EYEVAN × KYOTO
“Making Japanese Kiri Boxes that match modern lifestyle”
Mr. Ryuichi Yamada, the 5th generation of Hakotou Shoten (est. 1891 / Shimogyo-ku, Kyoto )
Hakotou Shoten is lined with beautifully painted Kiri (paulownia wood) boxes. The 1st generation moved from Hiroshima, famous for its paulownia wood, to Kyoto, and the company has been in business for 130 years. Mr. Yamada, the 5th generation, makes Kiri boxes that match the daily life, rather than traditional crafts that are used only for certain purposes. He makes his products under the slogan of “adding one more touch.” We interviewed Mr. Yamada to know about Hakotou Shoten’s Kiri boxes.
About Japanese Kiri boxes
Kiri wood breathes
Kiri boxes are unique due to their ability to maintain a constant level of humidity inside. Apparently, it has been used since the Heian period to store clothes of Prince Shotoku. At that time, there were no craftsmen who made Kiri boxes, so carpenters were making them. I guess the demand increased around the Edo period.
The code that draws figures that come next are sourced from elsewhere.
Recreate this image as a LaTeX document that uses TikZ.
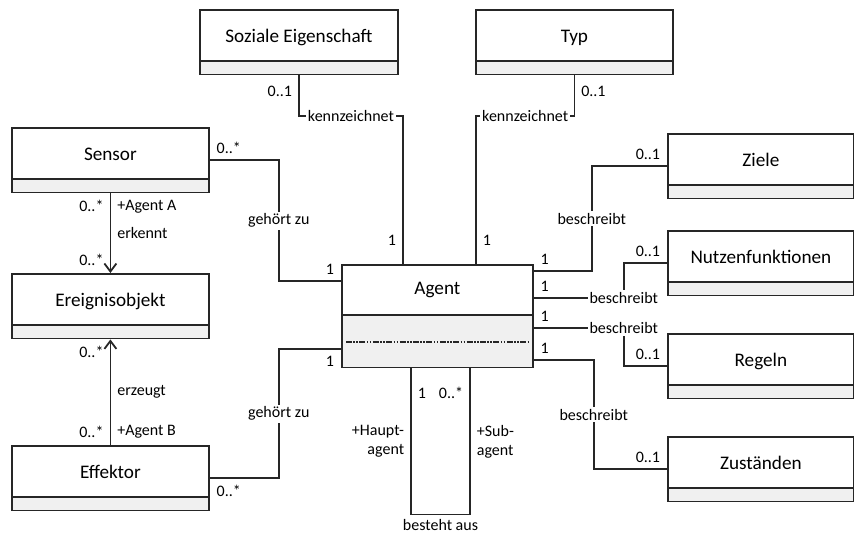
\documentclass[tikz,border=0pt]{standalone}
\usepackage{fontspec}
\setmainfont{Carlito}
\usetikzlibrary{calc,shapes.multipart,arrows.meta}
\definecolor{classgrey}{HTML}{F0F0F0}
\definecolor{umlline}{HTML}{262626}
\newcommand{\namestrut}{\rule[-8.8pt]{0pt}{24.5pt}}
\newcommand{\attrstrut}{\rule{0pt}{6pt}}

\begin{document}
\begin{tikzpicture}[x=0.5pt,y=-0.5pt,
    classbox/.style={anchor=north west,draw=umlline,line width=0.9pt,rectangle split,rectangle split parts=2,rectangle split part fill={white,classgrey},inner sep=0pt,minimum width=#1,font={\fontsize{9.6}{11}\selectfont}},
    classbox/.default=98.5pt,
    mult/.style={font={\fontsize{8}{9.5}\selectfont},inner sep=3pt},
    role/.style={mult,fill=white,inner sep=1pt},
    assoc/.style={draw=umlline,line width=0.9pt},
    nav/.style={assoc,-{Straight Barb[length=4pt,width=6pt]}}]
    \useasboundingbox (0,0) rectangle (854,533);

    \node[classbox=95.5pt] (agent) at (341,264) {
        \rule[-9.5pt]{0pt}{24pt}Agent
        \nodepart{two}
        \rule{0pt}{25.5pt}
    };
    \draw[umlline,line width=1pt,dash pattern=on 3pt off 0.7pt on 0.8pt off 0.7pt on 0.8pt off 0.7pt] ($(agent.south west)+(5,-26)$) -- ($(agent.south east)+(-4,-26)$);

    \node[classbox=99pt] (soziale) at (199,9) {\namestrut Soziale Eigenschaft \nodepart{two} \attrstrut};
    \node[classbox] (typ) at (475,9) {\namestrut Typ \nodepart{two} \attrstrut};

    \node[classbox] (sensor) at (11,127) {\namestrut Sensor \nodepart{two} \attrstrut};
    \node[classbox] (ereignis) at (11,273) {\namestrut Ereignisobjekt \nodepart{two} \attrstrut};
    \node[classbox] (effektor) at (11,445) {\namestrut Effektor \nodepart{two} \attrstrut};

    \node[classbox=93pt] (ziele) at (667,133) {\namestrut Ziele \nodepart{two} \attrstrut};
    \node[classbox=93pt] (nutzen) at (667,230) {\namestrut Nutzenfunktionen \nodepart{two} \attrstrut};
    \node[classbox=93pt] (regeln) at (667,333) {\namestrut Regeln \nodepart{two} \attrstrut};
    \node[classbox=93pt] (zustaende) at (667,436) {\namestrut Zuständen \nodepart{two} \attrstrut};

    % kennzeichnet
    \draw[assoc] ($(agent.north west)+(62,0)$) |- node[pos=0.08,mult,left]{1} node[pos=0.75,role]{kennzeichnet} ($(soziale.south)+(0,41)$) -- node[pos=0.6,mult,left]{0..1} (soziale.south);
    \draw[assoc] ($(agent.north west)+(135,0)$) |- node[pos=0.08,mult,right]{1} node[pos=0.75,role]{kennzeichnet} ($(typ.south)+(0,41)$) -- node[pos=0.6,mult,right]{0..1} (typ.south);

    % gehört zu
    \draw[assoc] (sensor.east) node[mult,above right]{0..*} -- ++(69,0) |- node[pos=0.25,role]{gehört zu} ($(agent.north west)+(0,17)$) node[mult,above left]{1};
    \draw[assoc] (effektor.east) node[mult,below right]{0..*} -- ++(69,0) |- node[pos=0.25,role]{gehört zu} ($(agent.north west)+(0,85)$) node[mult,below left]{1};

    % erkennt / erzeugt
    \draw[nav] (sensor.south) node[mult,below left]{0..*} node[mult,below right]{+Agent A} -- node[mult,right]{erkennt} (ereignis.north) node[mult,above left]{0..*};
    \draw[nav] (effektor.north) node[mult,above left]{0..*} node[mult,above right]{+Agent B} -- node[mult,right]{erzeugt} (ereignis.south) node[mult,below left]{0..*};

    % beschreibt
    \draw[assoc] ($(agent.north east)+(0,7)$) node[mult,above right]{1} -- ++(58,0) |- node[pos=0.25,role]{beschreibt} (ziele.west) node[mult,above left]{0..1};
    \draw[assoc] ($(agent.north east)+(0,34)$) node[mult,above right]{1} -- ++(90,0) node[role]{beschreibt} |- (nutzen.west) node[mult,above left]{0..1};
    \draw[assoc] ($(agent.north east)+(0,64)$) node[mult,above right]{1} -- ++(90,0) node[role]{beschreibt} |- (regeln.west) node[mult,above left]{0..1};
    \draw[assoc] ($(agent.north east)+(0,96)$) node[mult,above right]{1} -- ++(60,0) |- node[pos=0.25,role]{beschreibt} (zustaende.west) node[mult,above left]{0..1};

    % besteht aus
    \draw[assoc] ($(agent.south west)+(70,0)$) -- node[pos=0.17,mult,right]{1} node[mult,left,align=right]{+Haupt-\\agent} ++(0,146) -| node[pos=0.25,mult,below,inner sep=2pt]{besteht aus} node[pos=0.75,mult,right,align=left]{+Sub-\\agent} node[pos=0.915,mult,left]{0..*} ($(agent.south west)+(129,0)$);
\end{tikzpicture}
\end{document}
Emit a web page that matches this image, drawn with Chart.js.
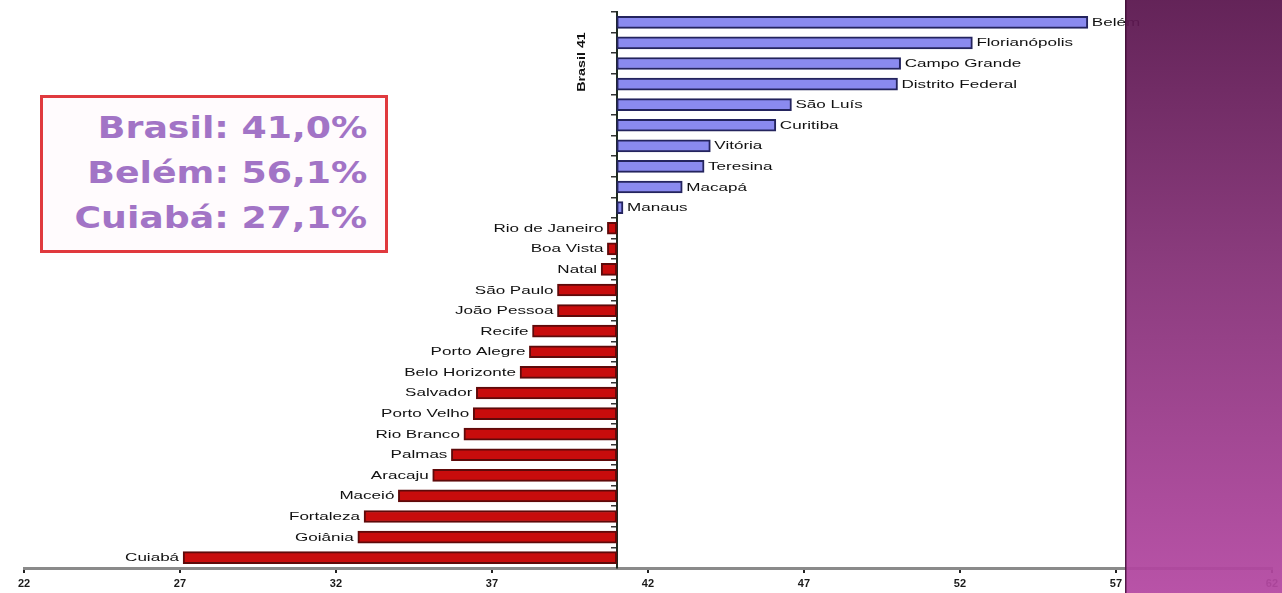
<!DOCTYPE html>
<html>
<head>
<meta charset="utf-8">
<script src="https://cdn.jsdelivr.net/npm/chart.js@4.4.1/dist/chart.umd.min.js"></script>
<style>
  html, body { margin: 0; padding: 0; background: #ffffff; }
  #wrap { position: relative; width: 1282px; height: 593px; overflow: hidden; background: #ffffff; }
  #chart { position: absolute; left: 0; top: 0; }
  #box {
    position: absolute; left: 40px; top: 95px; width: 342px; height: 152px;
    border: 3px solid #e03a3e; background: #fffbfd;
  }
  .stat {
    position: absolute; right: 18px; white-space: nowrap;
    font-family: "DejaVu Sans", Verdana, sans-serif; font-weight: bold;
    font-size: 31px; line-height: 36px; color: #a274c6;
    transform: scaleX(1.17); transform-origin: right center;
  }
</style>
</head>
<body>
<div id="wrap">
  <canvas id="chart" width="1282" height="593"></canvas>
  <div id="box">
    <div class="stat" style="top:11px">Brasil: 41,0%</div>
    <div class="stat" style="top:56px">Belém: 56,1%</div>
    <div class="stat" style="top:101px">Cuiabá: 27,1%</div>
  </div>
</div>
<script>
// Capitals, ordered from highest to lowest share (%)
const cities = [
  "Belém", "Florianópolis", "Campo Grande", "Distrito Federal", "São Luís",
  "Curitiba", "Vitória", "Teresina", "Macapá", "Manaus",
  "Rio de Janeiro", "Boa Vista", "Natal", "São Paulo", "João Pessoa",
  "Recife", "Porto Alegre", "Belo Horizonte", "Salvador", "Porto Velho",
  "Rio Branco", "Palmas", "Aracaju", "Maceió", "Fortaleza", "Goiânia", "Cuiabá"
];
const shares = [
  56.1, 52.4, 50.1, 50.0, 46.6,
  46.1, 44.0, 43.8, 43.1, 41.2,
  40.7, 40.7, 40.5, 39.1, 39.1,
  38.3, 38.2, 37.9, 36.5, 36.4,
  36.1, 35.7, 35.1, 34.0, 32.9, 32.7, 27.1
];
// National reference value: bars grow from this baseline
const brasil = 41.0;
const xTicks = [22, 27, 32, 37, 42, 47, 52, 57, 62];

const bars = shares.map(v => [brasil, v]);

const labelFont = '11px "Liberation Sans", Arial, sans-serif';

// City names drawn at the outer end of each bar
const barLabels = {
  id: 'barLabels',
  afterDatasetsDraw(chart) {
    const ctx = chart.ctx;
    const meta = chart.getDatasetMeta(0);
    ctx.save();
    ctx.font = labelFont;
    ctx.fillStyle = '#111111';
    ctx.textBaseline = 'middle';
    const sx = 1.55;
    meta.data.forEach((el, i) => {
      const p = el.getProps(['x', 'y', 'base'], true);
      const name = cities[i];
      const w = ctx.measureText(name).width * sx;
      let x;
      if (shares[i] >= brasil) x = Math.max(p.x, p.base) + 4;
      else x = Math.min(p.x, p.base) - 4 - w;
      ctx.save();
      ctx.translate(x, p.y + 0.5);
      ctx.scale(sx, 1);
      ctx.textAlign = 'left';
      ctx.fillText(name, 0, 0);
      ctx.restore();
    });
    // rotated caption beside the baseline
    ctx.save();
    ctx.translate(582, 62);
    ctx.rotate(-Math.PI / 2);
    ctx.font = 'bold 11px "Liberation Sans", Arial, sans-serif';
    ctx.textAlign = 'center';
    ctx.scale(1.3, 1);
    ctx.fillText('Brasil 41', 0, 0);
    ctx.restore();
    ctx.restore();
  }
};

// Decorative gradient band along the right edge
const sideBand = {
  id: 'sideBand',
  afterDraw(chart) {
    const ctx = chart.ctx;
    const x0 = 1125, w = 1282 - x0, h = 593;
    ctx.save();
    const g = ctx.createLinearGradient(0, 0, 0, h);
    g.addColorStop(0, 'rgba(90,22,78,0.94)');
    g.addColorStop(0.45, 'rgba(132,48,118,0.94)');
    g.addColorStop(1, 'rgba(180,72,162,0.94)');
    ctx.fillStyle = g;
    ctx.fillRect(x0, 0, w, h);
    ctx.fillStyle = 'rgba(60,10,50,0.8)';
    ctx.fillRect(x0, 0, 1.5, h);
    ctx.restore();
  }
};

new Chart(document.getElementById('chart'), {
  type: 'bar',
  data: {
    labels: cities,
    datasets: [{
      data: bars,
      backgroundColor: shares.map(v => v >= brasil ? '#8a8aef' : '#c80c0c'),
      borderColor: shares.map(v => v >= brasil ? '#24245e' : '#5e0a0a'),
      borderWidth: 2,
      borderSkipped: false,
      barThickness: 12
    }]
  },
  options: {
    indexAxis: 'y',
    responsive: false,
    animation: false,
    devicePixelRatio: 1,
    layout: { padding: { left: 24, right: 10, top: 12, bottom: 0 } },
    plugins: { legend: { display: false }, tooltip: { enabled: false } },
    scales: {
      x: {
        type: 'linear',
        min: 22, max: 62,
        afterBuildTicks(scale) { scale.ticks = xTicks.map(v => ({ value: v })); },
        afterFit(scale) { scale.height = 25; },
        border: { color: '#8a8a8a', width: 3 },
        grid: { drawOnChartArea: false, drawTicks: true, tickLength: 5, color: '#222222', lineWidth: 2 },
        ticks: {
          padding: 4,
          color: '#1a1a1a',
          font: { family: '"Liberation Sans", Arial, sans-serif', size: 11, weight: 'bold' }
        }
      },
      y: {
        position: { x: brasil },
        offset: true,
        border: { color: '#1f2a20', width: 2 },
        grid: { drawOnChartArea: false, drawTicks: true, tickLength: 5, color: '#333333', lineWidth: 1.5 },
        ticks: { display: false }
      }
    }
  },
  plugins: [barLabels, sideBand]
});
</script>
</body>
</html>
In Japan, paulownia wood has been appreciated because it swells with moisture on humid days and dries out on hot days allowing air to flow through it easily.
Kiri boxes for everyday
There used to be dozens of places that made Kiri boxes in the west side of the Kamo River in Kyoto, but now most of them are gone. You can’t just keep making the same thing to remain. Painters can’t enjoy painting by keep doing the same thing. A long time ago, I made a Kiri box for ichimi (Japanese spice), and I experimented while using it myself, and found that as many foods contain moisture, so dirt stands out. In the end, I decided to make a toothpick holder or a stamp case. After all, glasses, jewelry, and precious metals are more suitable for Kiri boxes. For example, when we came up with new product such as a small box, customers said, ” If the lids are designed not to be opened, it can be used for jewelry holder. ” or ” I prefer to get the lid off with one hand.” then we would consider a new structure. In this way, there will be more uses for Kiri boxes and a wider variety of box shapes.
“Don’t think, just do”
I don’t think too much in my head but move my hands. I remember in the movie “Top Gun”, there was a line says “Don’t think, just do”.
Following the Challenge
We listen to the feedback comes from various customers and continue to improve and take on new challenges. Succession is not so much about thinking 100 years into the future as it is about the continuation of the present.
Meaning of tradition
Spare one more effort
I only know the Kiri boxes that were made by the 1st generation and the predecessors, but I believe that tradition means to challenge new things while keeping the lessons. Our approach is to make sure that we don’t settle for “we’ve gone this far,” without compromise.